Name: Thomas Lloyd Jones
Pseudonym: Gwenffrwd
Date of birth: 1810
Date of death: 1834
Gender: Male
Occupation: poet
Area of activity: Poetry
Author: Robert Thomas Jenkins

He is said to have been born at Brynffordd (then in the parish of Ysgeifiog), but there is no confirmation of this - others have suggested Holywell or Whitford as his native parish. The 'Lloyd' in his name was perhaps a later addition, though it occurs in the name of an uncle of his.

He worked in a cotton-mill at Greenfield, Holywell, up to the age of about 18, and then became clerk to Thomas Jones (1802 - 1851), a solicitor whose office was in Chapel Street, Holywell.

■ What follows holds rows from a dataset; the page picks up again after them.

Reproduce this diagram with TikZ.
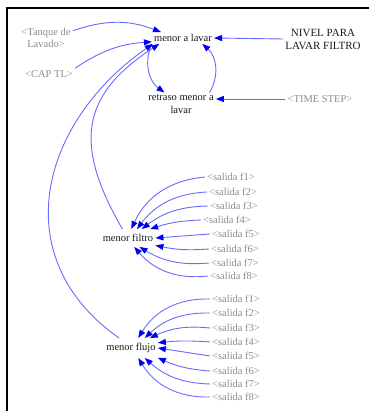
\documentclass[tikz,border=0pt]{standalone}
\usepackage{fontspec}
\setmainfont{Liberation Serif}
\usetikzlibrary{arrows.meta}
\definecolor{vsInk}{HTML}{1A1A1A}
\definecolor{vsGrey}{HTML}{8C8C8C}
\definecolor{vsBlue}{HTML}{6A6AFA}
\definecolor{vsHead}{HTML}{0000EE}
\tikzset{
  varnode/.style={
    font=\fontsize{10.5}{12.6}\selectfont, text=vsInk,
    inner sep=2pt, align=center
  },
  ghost/.style={varnode, text=vsGrey},
  link/.style={-{Triangle[length=8pt, width=6pt, color=vsHead]}, line width=0.9pt, draw=vsBlue},
}

\begin{document}
\begin{tikzpicture}[x=1pt, y=1pt]
  \useasboundingbox (0,0) rectangle (369,411);
  \draw[line width=2pt] (7,0) -- (7,403) -- (369,403);

  \node[varnode] (lav) at (183,373) {menor a lavar};
  \node[ghost]   (tan) at (46,373)  {<Tanque de\\Lavado>};
  \node[varnode, font=\fontsize{11}{13}\selectfont] (niv) at (323,372) {NIVEL PARA\\LAVAR FILTRO};
  \node[ghost]   (cap) at (49,337)  {<CAP TL>};
  \node[varnode] (ret) at (181,307) {retraso menor a\\lavar};
  \node[ghost]   (ts)  at (320,312) {<TIME STEP>};
  \node[varnode, inner ysep=5pt] (fil) at (128,173) {menor filtro};
  \node[varnode, inner ysep=5pt] (flu) at (131,63)  {menor flujo};

  \foreach \i/\xx/\yy in {1/205/234, 2/207/219, 3/208/205, 4/201/191, 5/210/177, 6/209/162, 7/209/148, 8/208/135}
    \node[ghost, anchor=west] (sf\i) at (\xx,\yy) {<salida f\i>};
  \foreach \i/\yy in {1/112, 2/98, 3/83, 4/69, 5/55, 6/40, 7/27, 8/14}
    \node[ghost, anchor=west] (sq\i) at (210,\yy) {<salida f\i>};

  \draw[link] (tan.15) to[bend left=20] (lav.165);
  \draw[link] (cap.north east) to[bend left=15] (lav.187);
  \draw[link] (niv.west) -- (lav.east);
  \draw[link] (lav.south west) to[bend right=40] (ret.145);
  \draw[link] (ret.22) to[bend right=40] (lav.-17);
  \draw[link] (ts.west) -- (ts.west -| ret.east);
  \draw[link] (fil.122) to[out=120, in=213, looseness=1.3] (lav.194);
  \draw[link] (flu.140) to[out=145, in=215, looseness=1.2] (lav.191);

  \foreach \i/\ang/\bnd in {1/70/-30, 2/45/-25, 3/33/-18, 4/22/-8, 5/0/0, 6/-15/8, 7/-38/18, 8/-55/28}
    \draw[link] (sf\i.west) to[bend left=\bnd] (fil.\ang);
  \foreach \i/\ang/\bnd in {1/54/-30, 2/36/-22, 3/28/-15, 4/11/-5, 5/0/0, 6/-20/10, 7/-36/20, 8/-54/30}
    \draw[link] (sq\i.west) to[bend left=\bnd] (flu.\ang);
\end{tikzpicture}
\end{document}
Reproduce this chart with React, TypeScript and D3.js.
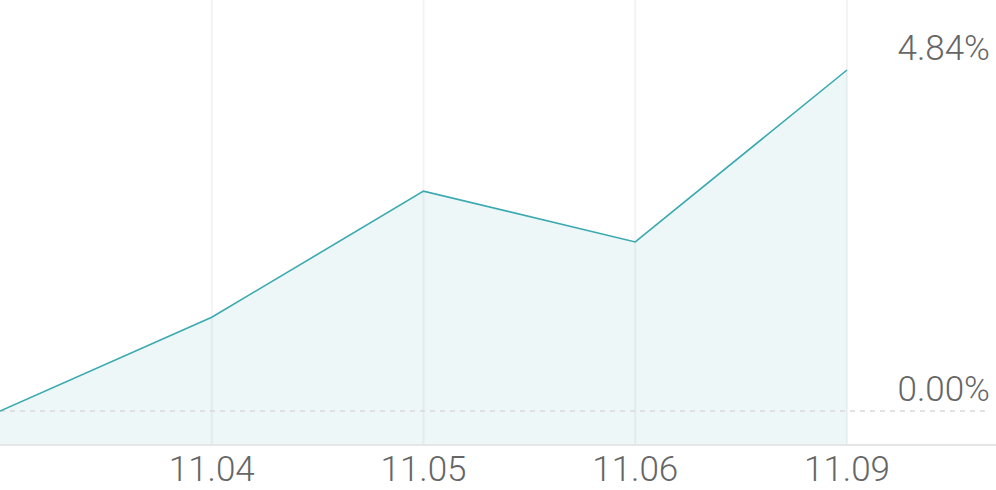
import React from "react";
import * as d3 from "d3";

const dates = ["11.03", "11.04", "11.05", "11.06", "11.09"];
const values = [0, 1.33, 3.12, 2.4, 4.84];
const tickLabels = ["", "11.04", "11.05", "11.06", "11.09"];
const yLabels = [4.84, 0];

const W = 996;
const H = 490;

export default function App() {
  const x = d3.scalePoint<string>().domain(dates).range([0, 847]);
  const y = d3.scaleLinear().domain([0, 4.84]).range([411, 70]);
  const baseY = 445;
  const line = d3
    .line<number>()
    .x((_, i) => x(dates[i]) as number)
    .y((d) => y(d));
  const area = d3
    .area<number>()
    .x((_, i) => x(dates[i]) as number)
    .y0(baseY)
    .y1((d) => y(d));
  const font = "Roboto, 'Noto Sans', sans-serif";
  return (
    <div style={{ position: "fixed", left: 0, top: 0, width: W, height: H, background: "#fff" }}>
      <svg width={W} height={H} style={{ display: "block" }}>
        {dates.slice(1).map((d) => (
          <line
            key={d}
            x1={x(d)}
            x2={x(d)}
            y1={0}
            y2={baseY}
            stroke="#f3f3f3"
            strokeWidth={2}
          />
        ))}
        <path d={area(values) || ""} fill="rgba(58,169,176,0.09)" />
        <line x1={0} x2={990} y1={y(0)} y2={y(0)} stroke="#d9d9d9" strokeWidth={1.6} strokeDasharray="5,5" />
        <line x1={0} x2={W} y1={baseY} y2={baseY} stroke="#e6e6e6" strokeWidth={2} />
        <path d={line(values) || ""} fill="none" stroke="#3aa9b0" strokeWidth={1.6} />
        {yLabels.map((v) => (
          <text
            key={v}
            x={990}
            y={y(v) - 10}
            textAnchor="end"
            fontFamily={font}
            fontWeight={300}
            fontSize={35}
            fill="#666"
          >
            {v.toFixed(2) + "%"}
          </text>
        ))}
        {dates.map((d, i) => (
          <text
            key={d}
            x={x(d)}
            y={481}
            textAnchor="middle"
            fontFamily={font}
            fontWeight={300}
            fontSize={35}
            fill="#666"
          >
            {tickLabels[i]}
          </text>
        ))}
      </svg>
    </div>
  );
}
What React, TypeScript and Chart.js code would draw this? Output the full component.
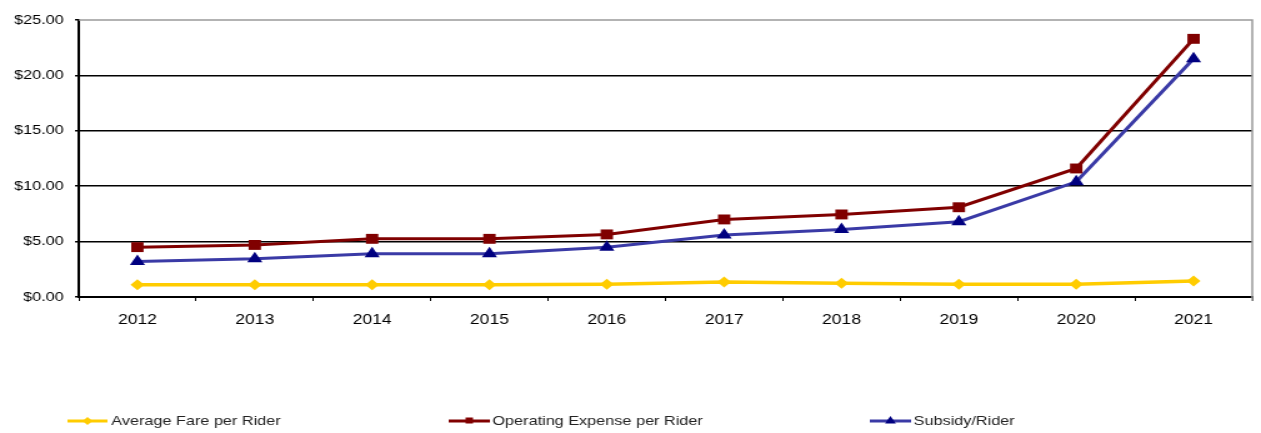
import React, { useEffect, useRef } from 'react';
import { Chart, registerables } from 'chart.js';

Chart.register(...registerables);

const categories = ['2012', '2013', '2014', '2015', '2016', '2017', '2018', '2019', '2020', '2021'];
const averageFare = [1.1, 1.1, 1.1, 1.1, 1.15, 1.35, 1.25, 1.15, 1.15, 1.45];
const operatingExpense = [4.5, 4.7, 5.25, 5.25, 5.65, 7.0, 7.45, 8.1, 11.6, 23.3];
const subsidyPerRider = [3.2, 3.45, 3.9, 3.9, 4.5, 5.6, 6.1, 6.8, 10.4, 21.5];
const seriesLabels = ['Average Fare per Rider', 'Operating Expense per Rider', 'Subsidy/Rider'];
const yMin = 0;
const yMax = 25;
const yStep = 5;

const FONT = '"Liberation Sans", Arial, sans-serif';
const INTERNAL_W = 1009;
const H = 433;

const legendSlots = [
  { x0: 54, x1: 86, tx: 89, shape: 'diamond' },
  { x0: 359, x1: 392, tx: 394, shape: 'square' },
  { x0: 696, x1: 729, tx: 731, shape: 'triangle' },
];

const borderPlugin = {
  id: 'grayBorder',
  beforeDatasetsDraw(chart: any) {
    const { ctx, chartArea } = chart;
    ctx.save();
    ctx.strokeStyle = '#9a9a9a';
    ctx.lineWidth = 1.5;
    ctx.beginPath();
    ctx.moveTo(chartArea.left, chartArea.top);
    ctx.lineTo(chartArea.right, chartArea.top);
    ctx.lineTo(chartArea.right, chartArea.bottom + 4);
    ctx.stroke();
    ctx.restore();
  },
};

const legendPlugin = {
  id: 'bottomLegend',
  afterDraw(chart: any) {
    const { ctx } = chart;
    const y = 421;
    chart.data.datasets.forEach((ds: any, i: number) => {
      const s = legendSlots[i];
      if (!s) return;
      ctx.save();
      ctx.strokeStyle = ds.borderColor;
      ctx.lineWidth = 3;
      ctx.beginPath();
      ctx.moveTo(s.x0, y);
      ctx.lineTo(s.x1, y);
      ctx.stroke();
      const cx = (s.x0 + s.x1) / 2;
      ctx.fillStyle = ds.pointBackgroundColor;
      ctx.beginPath();
      if (s.shape === 'diamond') {
        const r = 4;
        ctx.moveTo(cx, y - r);
        ctx.lineTo(cx + r, y);
        ctx.lineTo(cx, y + r);
        ctx.lineTo(cx - r, y);
      } else if (s.shape === 'square') {
        ctx.rect(cx - 3, y - 3.5, 6, 6);
      } else {
        const r = 5;
        ctx.moveTo(cx, y - r);
        ctx.lineTo(cx + r * 0.866, y + r / 2);
        ctx.lineTo(cx - r * 0.866, y + r / 2);
      }
      ctx.closePath();
      ctx.fill();
      ctx.fillStyle = '#222';
      ctx.font = `13px ${FONT}`;
      ctx.textBaseline = 'middle';
      ctx.textAlign = 'left';
      ctx.fillText(ds.label, s.tx, y + 0.5);
      ctx.restore();
    });
  },
};

export default function App() {
  const ref = useRef<HTMLCanvasElement | null>(null);

  useEffect(() => {
    document.body.style.margin = '0';
    const canvas = ref.current;
    if (!canvas) return;
    const chart = new Chart(canvas, {
      type: 'line',
      data: {
        labels: categories,
        datasets: [
          {
            label: seriesLabels[0],
            data: averageFare,
            borderColor: '#FFCC00',
            backgroundColor: '#FFCC00',
            pointBackgroundColor: '#FFCC00',
            pointBorderColor: '#FFCC00',
            pointStyle: 'rectRot',
            pointRadius: 5.5,
            pointBorderWidth: 0,
            borderWidth: 3.5,
            tension: 0,
          },
          {
            label: seriesLabels[1],
            data: operatingExpense,
            borderColor: '#800000',
            backgroundColor: '#800000',
            pointBackgroundColor: '#800000',
            pointBorderColor: '#800000',
            pointStyle: 'rect',
            pointRadius: 7,
            pointBorderWidth: 0,
            borderWidth: 3,
            tension: 0,
          },
          {
            label: seriesLabels[2],
            data: subsidyPerRider,
            borderColor: '#3a3aa6',
            backgroundColor: '#000080',
            pointBackgroundColor: '#000080',
            pointBorderColor: '#000080',
            pointStyle: 'triangle',
            pointRadius: 7,
            pointBorderWidth: 0,
            borderWidth: 3,
            tension: 0,
          },
        ],
      },
      options: {
        responsive: false,
        animation: false,
        devicePixelRatio: 1,
        layout: { padding: { top: 20, right: 5, bottom: 0, left: 0 } },
        plugins: {
          legend: { display: false },
          tooltip: { enabled: false },
        },
        scales: {
          x: {
            type: 'category',
            offset: true,
            grid: {
              offset: true,
              drawOnChartArea: false,
              drawTicks: true,
              tickLength: 4,
              color: '#000',
              lineWidth: 1,
            },
            border: { display: true, color: '#000', width: 2 },
            ticks: {
              color: '#000',
              font: { family: FONT, size: 14 },
              padding: 11,
              maxRotation: 0,
              autoSkip: false,
            },
            afterFit(scale: any) {
              scale.height = 136;
            },
          },
          y: {
            min: yMin,
            max: yMax,
            grid: {
              color: (c: any) => (c.tick && c.tick.value === yMax ? 'rgba(0,0,0,0)' : '#000'),
              tickColor: '#000',
              lineWidth: 1.5,
              tickLength: 3,
              drawTicks: true,
            },
            border: { display: true, color: '#000', width: 2 },
            ticks: {
              stepSize: yStep,
              color: '#000',
              font: { family: FONT, size: 13 },
              padding: 9,
              callback: (v: any) => '$' + Number(v).toFixed(2),
            },
            afterFit(scale: any) {
              scale.width = 63;
            },
          },
        },
      },
      plugins: [borderPlugin, legendPlugin],
    });
    return () => chart.destroy();
  }, []);

  return (
    <div style={{ width: '1261px', height: H + 'px' }}>
      <canvas
        ref={ref}
        width={INTERNAL_W}
        height={H}
        style={{ width: '1261px', height: H + 'px', display: 'block' }}
      />
    </div>
  );
}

From an early age he wrote poetry (his Welsh translation of ' Hymn of the Seasons ' (Thompson won a prize at the Trelawnyd eisteddfod in 1829), and contributed verse to the periodicals. His only book is Ceinion Awen y Cymry, published at Denbigh in 1831; it is an anthology of Welsh poems including some of his own work and some verse translations from the English, done by him, and is dedicated to William Owen Pughe. An elegy of his on Ifor Ceri (John Jenkins, 1770 - 1829) won the prize at the Beaumaris eisteddfod of 1832.

He moved from Holywell to Denbigh - it was from here that he wrote a letter to R.L. Morris, Holywell, which was published in Adgof uwch Angof, and it was there that he wrote ' Llinellau for Y Gwyliedydd, August 1830. He was clerk to the solicitor William Jones ('Gwrgant '; 1803 - 1886 at St. Asaph before moving to Liverpool where he resided when he wrote the elegy to John Jenkins ('Ifor Ceri ', 1770 - 1829) which won at Beaumaris eisteddfod.

He emigrated to the U.S.A., arriving at Mobile (Alabama) early in 1834, and he was schoolmaster at Spring Hill near Mobile when he died of yellow fever, 16 August 1834. It was from Philadelphia that he sent the poem ' Syniadau ar y Môr ' which was published in Seren Gomer, August 1833. He sent a poem (which did not win a prize) in memory of his patron Archdeacon Beynon to the Gwent and Dyfed royal eisteddfod at Cardiff 1834, but he died four days before the eisteddfod opened.